DATASET SECTION →
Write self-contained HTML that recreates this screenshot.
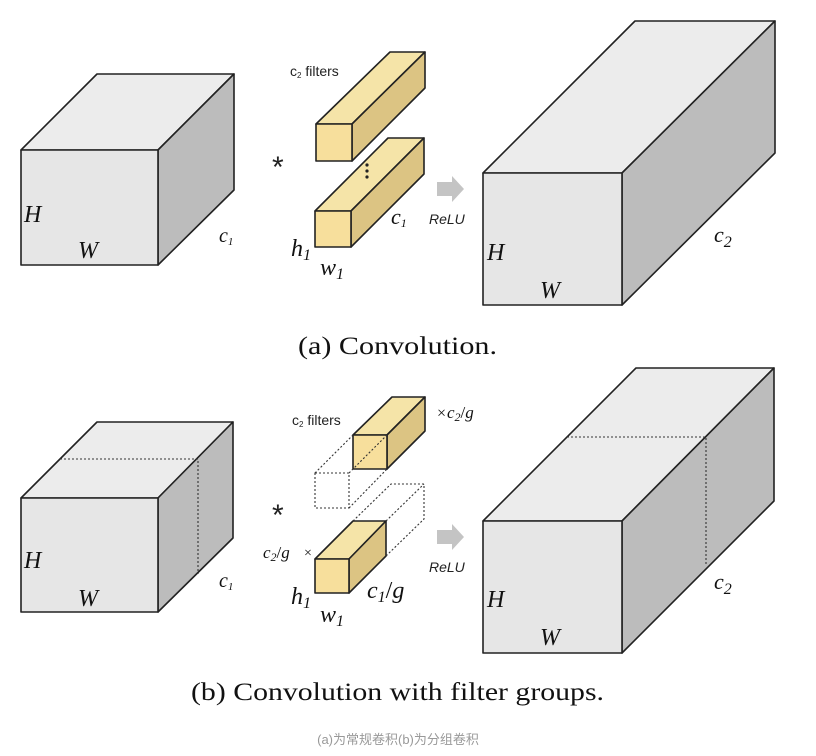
<!DOCTYPE html>
<html><head><meta charset="utf-8"><style>
html,body{margin:0;padding:0;background:#fff;}
svg{display:block;}
</style></head><body>
<svg width="816" height="756" viewBox="0 0 816 756" xmlns="http://www.w3.org/2000/svg">
<g stroke="#222" stroke-width="1.6" stroke-linejoin="round">
<!-- (a) left box -->
<polygon points="21,150 97,74 234,74 158,150" fill="#ececec"/>
<polygon points="158,150 234,74 234,190 158,265" fill="#bcbcbc"/>
<rect x="21" y="150" width="137" height="115" fill="#e6e6e6"/>
<!-- (a) filter 1 -->
<polygon points="316,124 390,52 425,52 352,124" fill="#f5e4a8"/>
<polygon points="352,124 425,52 425,88 352,161" fill="#dcc483"/>
<rect x="316" y="124" width="36" height="37" fill="#f7df9c"/>
<!-- (a) filter 2 -->
<polygon points="315,211 388,138 424,138 351,211" fill="#f5e4a8"/>
<polygon points="351,211 424,138 424,174 351,247" fill="#dcc483"/>
<rect x="315" y="211" width="36" height="36" fill="#f7df9c"/>
<!-- (a) right box -->
<polygon points="483,173 635,21 775,21 622,173" fill="#ececec"/>
<polygon points="622,173 775,21 775,153 622,305" fill="#bcbcbc"/>
<rect x="483" y="173" width="139" height="132" fill="#e6e6e6"/>

<!-- (b) left box -->
<polygon points="21,498 97,422 233,422 158,498" fill="#ececec"/>
<polygon points="158,498 233,422 233,538 158,612" fill="#bcbcbc"/>
<rect x="21" y="498" width="137" height="114" fill="#e6e6e6"/>
<!-- (b) right box -->
<polygon points="483,521 636,368 774,368 622,521" fill="#ececec"/>
<polygon points="622,521 774,368 774,501 622,653" fill="#bcbcbc"/>
<rect x="483" y="521" width="139" height="132" fill="#e6e6e6"/>
<!-- (b) top filter -->
<polygon points="353,435 392,397 425,397 387,435" fill="#f5e4a8"/>
<polygon points="387,435 425,397 425,431 387,469" fill="#dcc483"/>
<rect x="353" y="435" width="34" height="34" fill="#f7df9c"/>
<!-- (b) bottom filter -->
<polygon points="315,559 353,521 386,521 349,559" fill="#f5e4a8"/>
<polygon points="349,559 386,521 386,556 349,593" fill="#dcc483"/>
<rect x="315" y="559" width="34" height="34" fill="#f7df9c"/>
</g>
<!-- dotted lines -->
<g stroke="#333" stroke-width="1.1" stroke-dasharray="2,2" fill="none">
<path d="M60,459 L198,459 L198,574"/>
<path d="M567,437 L706,437 L706,565"/>
<rect x="315" y="473" width="34" height="35"/>
<path d="M315,473 L353,435 M349,508 L387,469 M349,473 L387,435"/>
<path d="M353,521 L391,484 L424,484 L424,519 L386,556 M386,521 L424,484"/>
</g>
<!-- arrows -->
<polygon points="437,182 452,182 452,176 464,189 452,202 452,196 437,196" fill="#c4c4c4"/>
<polygon points="437,530 452,530 452,524 464,537 452,550 452,544 437,544" fill="#c4c4c4"/>
<!-- dots -->
<g fill="#222"><circle cx="367" cy="165" r="1.6"/><circle cx="367" cy="171" r="1.6"/><circle cx="367" cy="177" r="1.6"/></g>

<g font-family="Liberation Serif, serif" font-style="italic" fill="#111">
<text x="24" y="222" font-size="24">H</text>
<text x="78" y="258" font-size="24">W</text>
<text x="219" y="242" font-size="20">c<tspan font-size="11" dy="3">1</tspan></text>
<text x="291" y="256" font-size="24">h<tspan font-size="16" dy="4">1</tspan></text>
<text x="320" y="275" font-size="24">w<tspan font-size="16" dy="4">1</tspan></text>
<text x="391" y="224" font-size="22">c<tspan font-size="12" dy="3">1</tspan></text>
<text x="487" y="260" font-size="24">H</text>
<text x="540" y="298" font-size="24">W</text>
<text x="714" y="242" font-size="22">c<tspan font-size="16" dy="5">2</tspan></text>

<text x="24" y="568" font-size="24">H</text>
<text x="78" y="606" font-size="24">W</text>
<text x="219" y="587" font-size="20">c<tspan font-size="11" dy="3">1</tspan></text>
<text x="291" y="604" font-size="24">h<tspan font-size="16" dy="4">1</tspan></text>
<text x="320" y="622" font-size="24">w<tspan font-size="16" dy="4">1</tspan></text>
<text x="367" y="598" font-size="24">c<tspan font-size="16" dy="4">1</tspan><tspan dy="-4" font-style="normal">/</tspan>g</text>
<text x="487" y="607" font-size="24">H</text>
<text x="540" y="645" font-size="24">W</text>
<text x="714" y="589" font-size="22">c<tspan font-size="16" dy="5">2</tspan></text>
<text x="437" y="418" font-size="16" font-style="normal">×</text>
<text x="447" y="418" font-size="17">c<tspan font-size="12" dy="3">2</tspan><tspan dy="-3" font-style="normal">/</tspan>g</text>
<text x="263" y="558" font-size="17">c<tspan font-size="12" dy="3">2</tspan><tspan dy="-3" font-style="normal">/</tspan>g</text>
<text x="304" y="557" font-size="14" font-style="normal">×</text>
</g>
<g font-family="Liberation Sans, sans-serif" fill="#222">
<text x="290" y="76" font-size="14">c<tspan font-size="8" dy="2">2</tspan><tspan dy="-2"> filters</tspan></text>
<text x="292" y="425" font-size="14">c<tspan font-size="8" dy="2">2</tspan><tspan dy="-2"> filters</tspan></text>
<text x="429" y="224" font-size="14" font-style="italic">ReLU</text>
<text x="429" y="572" font-size="14" font-style="italic">ReLU</text>
<text x="272" y="177" font-size="30">*</text>
<text x="272" y="525" font-size="30">*</text>
</g>
<g font-family="Liberation Serif, serif" fill="#111" font-size="25">
<text x="298" y="354" textLength="199" lengthAdjust="spacingAndGlyphs">(a) Convolution.</text>
<text x="191" y="700" textLength="413" lengthAdjust="spacingAndGlyphs">(b) Convolution with filter groups.</text>
</g>
<text x="398" y="744" text-anchor="middle" font-family="Liberation Sans, 'Noto Sans CJK SC', sans-serif" font-size="13" fill="#999">(a)为常规卷积(b)为分组卷积</text>
</svg>
</body></html>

PROBLEM STATEMENT → All of the data needs repeating exactly, but the pictures do not.

COMPLETED TASK →
Write self-contained HTML that recreates this screenshot.
<!DOCTYPE html>
<html><head><meta charset="utf-8"><style>
html,body{margin:0;padding:0;background:#fff;}
svg{display:block;}
</style></head><body>
<svg width="816" height="756" viewBox="0 0 816 756" xmlns="http://www.w3.org/2000/svg">
<g stroke="#222" stroke-width="1.6" stroke-linejoin="round">
<!-- (a) left box -->
<polygon points="21,150 97,74 234,74 158,150" fill="#ececec"/>
<polygon points="158,150 234,74 234,190 158,265" fill="#bcbcbc"/>
<rect x="21" y="150" width="137" height="115" fill="#e6e6e6"/>
<!-- (a) filter 1 -->
<polygon points="316,124 390,52 425,52 352,124" fill="#f5e4a8"/>
<polygon points="352,124 425,52 425,88 352,161" fill="#dcc483"/>
<rect x="316" y="124" width="36" height="37" fill="#f7df9c"/>
<!-- (a) filter 2 -->
<polygon points="315,211 388,138 424,138 351,211" fill="#f5e4a8"/>
<polygon points="351,211 424,138 424,174 351,247" fill="#dcc483"/>
<rect x="315" y="211" width="36" height="36" fill="#f7df9c"/>
<!-- (a) right box -->
<polygon points="483,173 635,21 775,21 622,173" fill="#ececec"/>
<polygon points="622,173 775,21 775,153 622,305" fill="#bcbcbc"/>
<rect x="483" y="173" width="139" height="132" fill="#e6e6e6"/>

<!-- (b) left box -->
<polygon points="21,498 97,422 233,422 158,498" fill="#ececec"/>
<polygon points="158,498 233,422 233,538 158,612" fill="#bcbcbc"/>
<rect x="21" y="498" width="137" height="114" fill="#e6e6e6"/>
<!-- (b) right box -->
<polygon points="483,521 636,368 774,368 622,521" fill="#ececec"/>
<polygon points="622,521 774,368 774,501 622,653" fill="#bcbcbc"/>
<rect x="483" y="521" width="139" height="132" fill="#e6e6e6"/>
<!-- (b) top filter -->
<polygon points="353,435 392,397 425,397 387,435" fill="#f5e4a8"/>
<polygon points="387,435 425,397 425,431 387,469" fill="#dcc483"/>
<rect x="353" y="435" width="34" height="34" fill="#f7df9c"/>
<!-- (b) bottom filter -->
<polygon points="315,559 353,521 386,521 349,559" fill="#f5e4a8"/>
<polygon points="349,559 386,521 386,556 349,593" fill="#dcc483"/>
<rect x="315" y="559" width="34" height="34" fill="#f7df9c"/>
</g>
<!-- dotted lines -->
<g stroke="#333" stroke-width="1.1" stroke-dasharray="2,2" fill="none">
<path d="M60,459 L198,459 L198,574"/>
<path d="M567,437 L706,437 L706,565"/>
<rect x="315" y="473" width="34" height="35"/>
<path d="M315,473 L353,435 M349,508 L387,469 M349,473 L387,435"/>
<path d="M353,521 L391,484 L424,484 L424,519 L386,556 M386,521 L424,484"/>
</g>
<!-- arrows -->
<polygon points="437,182 452,182 452,176 464,189 452,202 452,196 437,196" fill="#c4c4c4"/>
<polygon points="437,530 452,530 452,524 464,537 452,550 452,544 437,544" fill="#c4c4c4"/>
<!-- dots -->
<g fill="#222"><circle cx="367" cy="165" r="1.6"/><circle cx="367" cy="171" r="1.6"/><circle cx="367" cy="177" r="1.6"/></g>

<g font-family="Liberation Serif, serif" font-style="italic" fill="#111">
<text x="24" y="222" font-size="24">H</text>
<text x="78" y="258" font-size="24">W</text>
<text x="219" y="242" font-size="20">c<tspan font-size="11" dy="3">1</tspan></text>
<text x="291" y="256" font-size="24">h<tspan font-size="16" dy="4">1</tspan></text>
<text x="320" y="275" font-size="24">w<tspan font-size="16" dy="4">1</tspan></text>
<text x="391" y="224" font-size="22">c<tspan font-size="12" dy="3">1</tspan></text>
<text x="487" y="260" font-size="24">H</text>
<text x="540" y="298" font-size="24">W</text>
<text x="714" y="242" font-size="22">c<tspan font-size="16" dy="5">2</tspan></text>

<text x="24" y="568" font-size="24">H</text>
<text x="78" y="606" font-size="24">W</text>
<text x="219" y="587" font-size="20">c<tspan font-size="11" dy="3">1</tspan></text>
<text x="291" y="604" font-size="24">h<tspan font-size="16" dy="4">1</tspan></text>
<text x="320" y="622" font-size="24">w<tspan font-size="16" dy="4">1</tspan></text>
<text x="367" y="598" font-size="24">c<tspan font-size="16" dy="4">1</tspan><tspan dy="-4" font-style="normal">/</tspan>g</text>
<text x="487" y="607" font-size="24">H</text>
<text x="540" y="645" font-size="24">W</text>
<text x="714" y="589" font-size="22">c<tspan font-size="16" dy="5">2</tspan></text>
<text x="437" y="418" font-size="16" font-style="normal">×</text>
<text x="447" y="418" font-size="17">c<tspan font-size="12" dy="3">2</tspan><tspan dy="-3" font-style="normal">/</tspan>g</text>
<text x="263" y="558" font-size="17">c<tspan font-size="12" dy="3">2</tspan><tspan dy="-3" font-style="normal">/</tspan>g</text>
<text x="304" y="557" font-size="14" font-style="normal">×</text>
</g>
<g font-family="Liberation Sans, sans-serif" fill="#222">
<text x="290" y="76" font-size="14">c<tspan font-size="8" dy="2">2</tspan><tspan dy="-2"> filters</tspan></text>
<text x="292" y="425" font-size="14">c<tspan font-size="8" dy="2">2</tspan><tspan dy="-2"> filters</tspan></text>
<text x="429" y="224" font-size="14" font-style="italic">ReLU</text>
<text x="429" y="572" font-size="14" font-style="italic">ReLU</text>
<text x="272" y="177" font-size="30">*</text>
<text x="272" y="525" font-size="30">*</text>
</g>
<g font-family="Liberation Serif, serif" fill="#111" font-size="25">
<text x="298" y="354" textLength="199" lengthAdjust="spacingAndGlyphs">(a) Convolution.</text>
<text x="191" y="700" textLength="413" lengthAdjust="spacingAndGlyphs">(b) Convolution with filter groups.</text>
</g>
<text x="398" y="744" text-anchor="middle" font-family="Liberation Sans, 'Noto Sans CJK SC', sans-serif" font-size="13" fill="#999">(a)为常规卷积(b)为分组卷积</text>
</svg>
</body></html>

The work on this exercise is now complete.